С помощью югославских товарищей бортмеханик отсоединил поврежденные узлы шасси и горько развел руками:

– Сваривать надо, а где это сделать?

– Сделаем, – ответил командир роты. – В горных пещерах у нас есть ремонтные мастерские.

Партизаны слово сдержали, они привезли отремонтированные детали. Тем не менее восстановить корабль без помощи с базы не представлялось возможным. Требовалась новая стойка шасси и концевая часть крыла – консоль.

Владимиру Павлову и поручили срочно доставить техников к месту аварии и необходимые детали, чтобы отремонтировать шасси и консольную часть крыла самолета. Дорог был каждый час. Хотя днем самолет маскировали кустарником, нельзя было ручаться, что гитлеровская авиация не обнаружит его.

Метеорологическая обстановка в тот день была весьма сложной. Только зная летное мастерство, находчивость и мужество Павлова, командование решило направить его в такую погоду на выручку потерпевшего аварию пилота. И он его выручил.

Слоисто– кучевые облака обволакивали горные вершины Балкан, образуя под самолетом сплошной белый ковер, непроницаемый и безбрежный, похожий на арктический пейзаж. По склонам гор облака медленно стекали в долины, заполняя их. Изрядно болтало. Эту неприятную болтанку и мощно-кучевое развитие облаков на большой высоте пришлось крепко ощутить и экипажу моего самолета, отправившегося в ту же ночь к словенским партизанам.

Русский экипаж в воздухе!

Позже нам рассказывали, что, когда Павлов был уже в воздухе, в союзническом клубе «Империал» шли споры: полетят русские в столь скверную погоду выручать своего товарища или нет? Заключено было даже пари на три бутылки виски. В момент, когда спорившие ударили по рукам, в клуб вбежал американский офицер связи. [69]

– Русский экипаж в воздухе! – воскликнул он, едва успев перешагнуть через порог.

– Три бутылки виски! – обрадованно крикнул буфетчику выигравший пари.

– В такую погоду могут летать только русские! – сокрушенно заметил проигравший капитан.

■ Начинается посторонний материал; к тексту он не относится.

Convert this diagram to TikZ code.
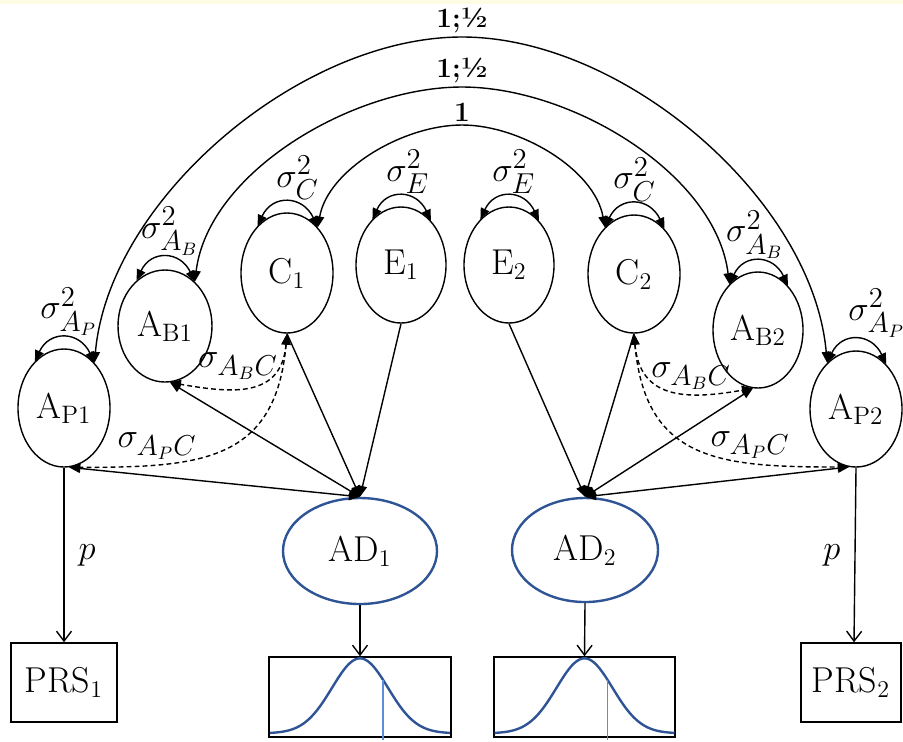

Павлов приближался к цели. Он не сомневался, что ошибки на сей раз не произойдет – посадочные знаки будут размещены правильно самим Трофимовым. Так оно и было. Павлов по расчету времени вышел на условную цель, снижаясь, погрузился в туманное месиво, пробил облачность и, присмотревшись с высоты птичьего полета к стартовым сигналам, мастерски приземлился на партизанской площадке Бойник точно у посадочного «Т».

Дружеские объятия, крики радости…

Прибывшие техники выгрузили боеприпасы для югославских партизан, запчасти, инструменты и без промедления, ночью, приступили к ремонту.

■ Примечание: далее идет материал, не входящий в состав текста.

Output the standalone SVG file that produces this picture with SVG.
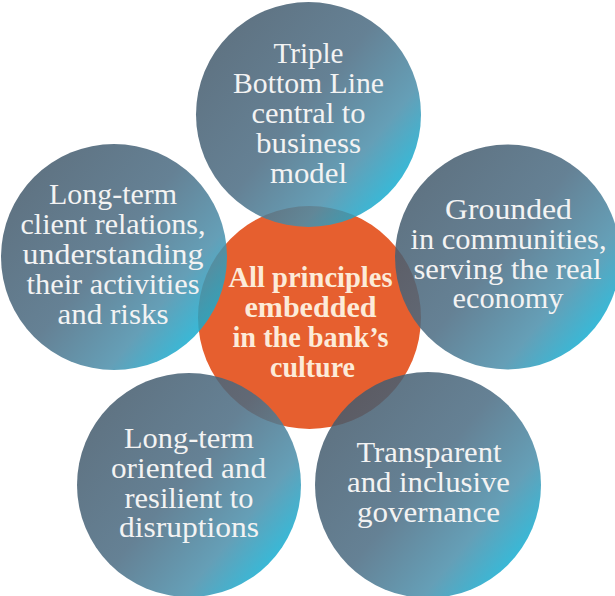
<svg xmlns="http://www.w3.org/2000/svg" width="615" height="596" viewBox="0 0 615 596">
  <style>
    .bubble { fill: url(#blueGrad); fill-opacity: 0.85; }
    .core { fill: #e65f2f; }
    .t { font-family: "Liberation Serif", "Times New Roman", serif; font-size: 29.5px; fill: #f3f3f3; text-anchor: middle; }
    .c { font-family: "Liberation Serif", "Times New Roman", serif; font-size: 29.5px; font-weight: bold; fill: #fcebd9; text-anchor: middle; }
  </style>
  <defs>
    <linearGradient id="blueGrad" x1="0.1" y1="0.15" x2="0.95" y2="0.85">
      <stop offset="0" stop-color="#435a6c"/>
      <stop offset="0.45" stop-color="#4a6b82"/>
      <stop offset="0.75" stop-color="#4a8eaa"/>
      <stop offset="1" stop-color="#05b6dc"/>
    </linearGradient>
  </defs>
  <rect width="615" height="596" fill="#ffffff"/>

  <g id="center">
    <circle class="core" cx="309.5" cy="317.5" r="111.5"/>
  </g>

  <g id="top">
    <circle class="bubble" cx="308.5" cy="114.5" r="112.5"/>
    <text class="t" x="308.5" y="63" textLength="70" lengthAdjust="spacingAndGlyphs">Triple</text>
    <text class="t" x="308.5" y="93" textLength="151" lengthAdjust="spacingAndGlyphs">Bottom Line</text>
    <text class="t" x="308.5" y="123" textLength="114" lengthAdjust="spacingAndGlyphs">central to</text>
    <text class="t" x="308.5" y="153" textLength="105" lengthAdjust="spacingAndGlyphs">business</text>
    <text class="t" x="308.5" y="183" textLength="77" lengthAdjust="spacingAndGlyphs">model</text>
  </g>

  <g id="left">
    <circle class="bubble" cx="114" cy="257" r="113"/>
    <text class="t" x="113" y="204" textLength="128" lengthAdjust="spacingAndGlyphs">Long-term</text>
    <text class="t" x="113" y="234" textLength="185" lengthAdjust="spacingAndGlyphs">client relations,</text>
    <text class="t" x="113" y="264" textLength="181" lengthAdjust="spacingAndGlyphs">understanding</text>
    <text class="t" x="113" y="294" textLength="173" lengthAdjust="spacingAndGlyphs">their activities</text>
    <text class="t" x="113" y="324" textLength="111" lengthAdjust="spacingAndGlyphs">and risks</text>
  </g>

  <g id="right">
    <circle class="bubble" cx="507.5" cy="257" r="112.5"/>
    <text class="t" x="508.5" y="219" textLength="127" lengthAdjust="spacingAndGlyphs">Grounded</text>
    <text class="t" x="508.5" y="249" textLength="196" lengthAdjust="spacingAndGlyphs">in communities,</text>
    <text class="t" x="507.5" y="279" textLength="188" lengthAdjust="spacingAndGlyphs">serving the real</text>
    <text class="t" x="508" y="308" textLength="111" lengthAdjust="spacingAndGlyphs">economy</text>
  </g>

  <g id="bottom-left">
    <circle class="bubble" cx="189" cy="485" r="112"/>
    <text class="t" x="189" y="448" textLength="130" lengthAdjust="spacingAndGlyphs">Long-term</text>
    <text class="t" x="188.5" y="478" textLength="155" lengthAdjust="spacingAndGlyphs">oriented and</text>
    <text class="t" x="189" y="508" textLength="129" lengthAdjust="spacingAndGlyphs">resilient to</text>
    <text class="t" x="189" y="537" textLength="140" lengthAdjust="spacingAndGlyphs">disruptions</text>
  </g>

  <g id="bottom-right">
    <circle class="bubble" cx="428" cy="485" r="113"/>
    <text class="t" x="429" y="462" textLength="145" lengthAdjust="spacingAndGlyphs">Transparent</text>
    <text class="t" x="428.5" y="492" textLength="163" lengthAdjust="spacingAndGlyphs">and inclusive</text>
    <text class="t" x="428.5" y="522" textLength="143" lengthAdjust="spacingAndGlyphs">governance</text>
  </g>

  <g id="center-label">
    <text class="c" x="310.5" y="287" textLength="164" lengthAdjust="spacingAndGlyphs">All principles</text>
    <text class="c" x="310.5" y="317" textLength="132" lengthAdjust="spacingAndGlyphs">embedded</text>
    <text class="c" x="310.5" y="347" textLength="156" lengthAdjust="spacingAndGlyphs">in the bank’s</text>
    <text class="c" x="312.5" y="377" textLength="85" lengthAdjust="spacingAndGlyphs">culture</text>
  </g>
</svg>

Всякий пилот, хотя бы раз побывавший на партизанских площадках, перед стартом вменял себе за правило проверить полосу взлета и окружающие ее подходы. Осмотреть прилегающую к площадке местность и заранее прикинуть наиболее подходящий вариант, куда спланировать на случай прерванного взлета или вынужденной посадки.

Здесь, на Бойнике, положение несколько облегчалось: экипаж Трофимова мог рассказать все подробно. Теперь летчики неторопливо беседовали. Трофимову хотелось услышать новости о боевых делах друзей, как воспринята командованием его неудачная посадка. А Павлова интересовала обстановка в этом районе и как лучше отсюда выбраться.